Technically, the market is poised for an interesting price action next week. It formed an inside bar on a weekly chart and a long-legged Doji on a daily chart. It formed a parallel high and highest weekly closing. As of now there is no trend changing implications. Last Wednesday's big bearish engulfing bar fails to get a confirmation for its negative implications.
Importantly, the NSE Nifty has not closed below the previous week's low since July this year. It formed parallel tops and higher bottoms for the last three weeks, which is a bullish pattern. The structure looks like a Cup, a perfect base for a continuation of the trend. A one day close above 17,948 is enough for a fresh bullish breakout. The week's consolidation has given enough breath for the market. This consolidation has witnessed high volatility, as we expected earlier.

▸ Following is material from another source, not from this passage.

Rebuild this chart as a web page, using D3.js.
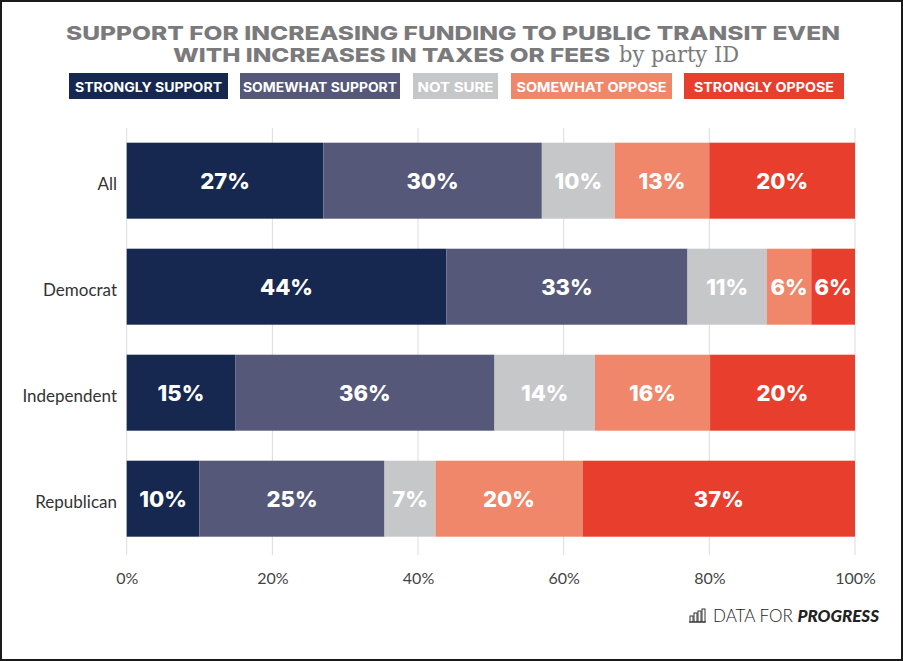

The Nifty closed 1.4 per cent above the 20DMA and 5.08 per cent above the 50DMA. As it trades above the key moving averages, we expect the index to continue with a small pause and volatile moves. A close below 20DMA of 17,648 and cup bottom of 17,452 will give weaker signs.
For the last 23 trading days, the Nifty has been trading in the 650 points range. It is the longest range after the June-July range. The present 17,300-17,948 range is clearly above the 20DMA and forming higher lows. Though the Nifty is still below the upward channel and facing resistance at the demand line, it may not be a problem for the trend, as the index registered a new high close.
The index is at a new high, but the RSI has yet to make a high. This divergence is because of the last 23 days of consolidation. If the RSI moves above 68 along with the Nifty above 17,948 will give a sharp move. RSI formed a double bottom pattern, is also bullish. Another important factor, the positive directional movement indicator +DMI and the trend strength indicator ADX are above the 25 zone, which is very positive for the market. The -DMI has been sustaining below the 25 zone since the July breakout. The above factors show technical strength in the market.
Let us discuss some negative in the current trend. Last week the crude oil price crossed $83, and the Rupee depreciated to 75 per US dollar. The Dollar index DXY has crossed 94. These are the fundamental inverse relationship with equity markets. Any rise in these is not good for the market. Importantly, there are concerns over stretched valuations. Last week's neutral RBI monetary policy has turned out largely to be a non-event for the market.